● INFORMATION SHOWN:
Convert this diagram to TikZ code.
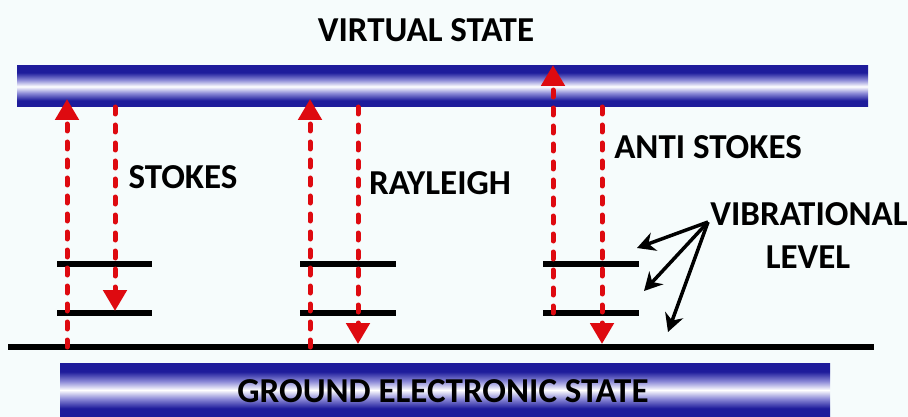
\documentclass[tikz,border=0pt]{standalone}
\usepackage{fontspec}
\setmainfont{Carlito}
\usetikzlibrary{arrows.meta}
\definecolor{bgc}{RGB}{246,252,252}
\definecolor{navy}{RGB}{30,28,155}
\definecolor{lav}{RGB}{140,138,215}
\definecolor{ramanred}{RGB}{222,10,16}
\pgfdeclareverticalshading{barshade}{100bp}{color(0bp)=(navy); color(25bp)=(navy); color(33bp)=(navy); color(42bp)=(lav); color(50bp)=(white); color(58bp)=(lav); color(67bp)=(navy); color(75bp)=(navy); color(100bp)=(navy)}
\tikzset{
  lbl/.style={font=\fontsize{35}{38}\selectfont\bfseries, inner sep=0pt, text height=22pt, text depth=0pt, anchor=center},
  energybar/.style={shading=barshade},
  level/.style={line width=5.5pt, black},
  ramanup/.style={ramanred, line width=5pt, line cap=round, dash pattern=on 7pt off 11pt, -{Triangle[width=23pt,length=21pt]}},
  pointer/.style={black, line width=3.5pt, -{Stealth[width=19pt,length=18pt]}}
}
\begin{document}
\begin{tikzpicture}[x=1pt,y=-1pt]
\useasboundingbox (0,0) rectangle (908,417);
\fill[bgc] (0,0) rectangle (908,417);
% bars
\shade[energybar] (17,66) rectangle (868,107);
\shade[energybar] (60,363) rectangle (830,417);
\node[lbl] (virtual) at (426,31) {VIRTUAL STATE};
\node[lbl] (ground) at (443,391) {GROUND ELECTRONIC STATE};
% ground line
\coordinate (gl) at (8,347);
\coordinate (gr) at (874,347);
\draw[level] (gl) -- (gr);
% vibrational levels
\foreach \n/\xa/\xb in {s/57/152, r/300/396, a/543/639}{
  \coordinate (\n1l) at (\xa,264); \coordinate (\n1r) at (\xb,264);
  \coordinate (\n2l) at (\xa,313); \coordinate (\n2r) at (\xb,313);
  \draw[level] (\n1l) -- (\n1r);
  \draw[level] (\n2l) -- (\n2r);
}
% stokes
\coordinate (su0) at (67,347); \coordinate (su1) at (67,99);
\coordinate (sd0) at (115,107); \coordinate (sd1) at (115,311);
\draw[ramanup] (su0) -- (su1);
\draw[ramanup] (sd0) -- (sd1);
% rayleigh
\coordinate (ru0) at (310,347); \coordinate (ru1) at (310,99);
\coordinate (rd0) at (358,107); \coordinate (rd1) at (358,344);
\draw[ramanup] (ru0) -- (ru1);
\draw[ramanup] (rd0) -- (rd1);
% anti stokes
\coordinate (au0) at (553,313); \coordinate (au1) at (553,65);
\coordinate (ad0) at (602,107); \coordinate (ad1) at (602,344);
\draw[ramanup] (au0) -- (au1);
\draw[ramanup] (ad0) -- (ad1);
% labels
\node[lbl] (stokes) at (183,178) {STOKES};
\node[lbl] (rayleigh) at (440,183) {RAYLEIGH};
\node[lbl] (anti) at (708,148) {ANTI STOKES};
\node[lbl] (vib) at (809,214) {VIBRATIONAL};
\node[lbl] (lev) at (808,257) {LEVEL};
% pointers
\coordinate (po) at (708,222);
\coordinate (p1) at (637,248);
\coordinate (p2) at (644,291);
\coordinate (p3) at (668,332);
\draw[pointer] (po) -- (p1);
\draw[pointer] (po) -- (p2);
\draw[pointer] (po) -- (p3);
\end{tikzpicture}
\end{document}
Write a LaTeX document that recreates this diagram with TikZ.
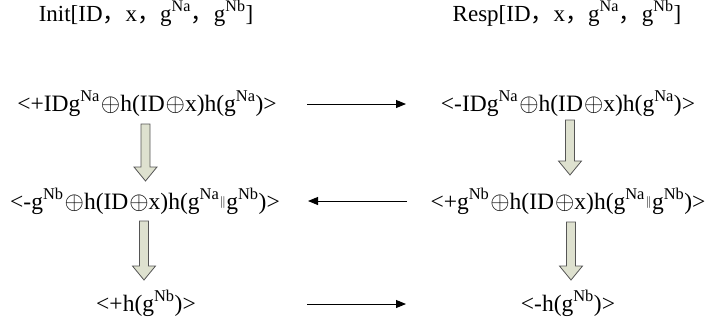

● EXERCISE OBJECTIVE:
Reproduce the entries exactly. Do not carry over any picture.

● SOLUTION TO THIS PROBLEM:
Convert this diagram to TikZ code.
\documentclass[tikz,border=0pt]{standalone}
\usepackage{fontspec}
\setmainfont{Carlito}
\usetikzlibrary{arrows.meta}
\definecolor{bgc}{RGB}{246,252,252}
\definecolor{navy}{RGB}{30,28,155}
\definecolor{lav}{RGB}{140,138,215}
\definecolor{ramanred}{RGB}{222,10,16}
\pgfdeclareverticalshading{barshade}{100bp}{color(0bp)=(navy); color(25bp)=(navy); color(33bp)=(navy); color(42bp)=(lav); color(50bp)=(white); color(58bp)=(lav); color(67bp)=(navy); color(75bp)=(navy); color(100bp)=(navy)}
\tikzset{
  lbl/.style={font=\fontsize{35}{38}\selectfont\bfseries, inner sep=0pt, text height=22pt, text depth=0pt, anchor=center},
  energybar/.style={shading=barshade},
  level/.style={line width=5.5pt, black},
  ramanup/.style={ramanred, line width=5pt, line cap=round, dash pattern=on 7pt off 11pt, -{Triangle[width=23pt,length=21pt]}},
  pointer/.style={black, line width=3.5pt, -{Stealth[width=19pt,length=18pt]}}
}
\begin{document}
\begin{tikzpicture}[x=1pt,y=-1pt]
\useasboundingbox (0,0) rectangle (908,417);
\fill[bgc] (0,0) rectangle (908,417);
% bars
\shade[energybar] (17,66) rectangle (868,107);
\shade[energybar] (60,363) rectangle (830,417);
\node[lbl] (virtual) at (426,31) {VIRTUAL STATE};
\node[lbl] (ground) at (443,391) {GROUND ELECTRONIC STATE};
% ground line
\coordinate (gl) at (8,347);
\coordinate (gr) at (874,347);
\draw[level] (gl) -- (gr);
% vibrational levels
\foreach \n/\xa/\xb in {s/57/152, r/300/396, a/543/639}{
  \coordinate (\n1l) at (\xa,264); \coordinate (\n1r) at (\xb,264);
  \coordinate (\n2l) at (\xa,313); \coordinate (\n2r) at (\xb,313);
  \draw[level] (\n1l) -- (\n1r);
  \draw[level] (\n2l) -- (\n2r);
}
% stokes
\coordinate (su0) at (67,347); \coordinate (su1) at (67,99);
\coordinate (sd0) at (115,107); \coordinate (sd1) at (115,311);
\draw[ramanup] (su0) -- (su1);
\draw[ramanup] (sd0) -- (sd1);
% rayleigh
\coordinate (ru0) at (310,347); \coordinate (ru1) at (310,99);
\coordinate (rd0) at (358,107); \coordinate (rd1) at (358,344);
\draw[ramanup] (ru0) -- (ru1);
\draw[ramanup] (rd0) -- (rd1);
% anti stokes
\coordinate (au0) at (553,313); \coordinate (au1) at (553,65);
\coordinate (ad0) at (602,107); \coordinate (ad1) at (602,344);
\draw[ramanup] (au0) -- (au1);
\draw[ramanup] (ad0) -- (ad1);
% labels
\node[lbl] (stokes) at (183,178) {STOKES};
\node[lbl] (rayleigh) at (440,183) {RAYLEIGH};
\node[lbl] (anti) at (708,148) {ANTI STOKES};
\node[lbl] (vib) at (809,214) {VIBRATIONAL};
\node[lbl] (lev) at (808,257) {LEVEL};
% pointers
\coordinate (po) at (708,222);
\coordinate (p1) at (637,248);
\coordinate (p2) at (644,291);
\coordinate (p3) at (668,332);
\draw[pointer] (po) -- (p1);
\draw[pointer] (po) -- (p2);
\draw[pointer] (po) -- (p3);
\end{tikzpicture}
\end{document}
Write a LaTeX document that recreates this diagram with TikZ.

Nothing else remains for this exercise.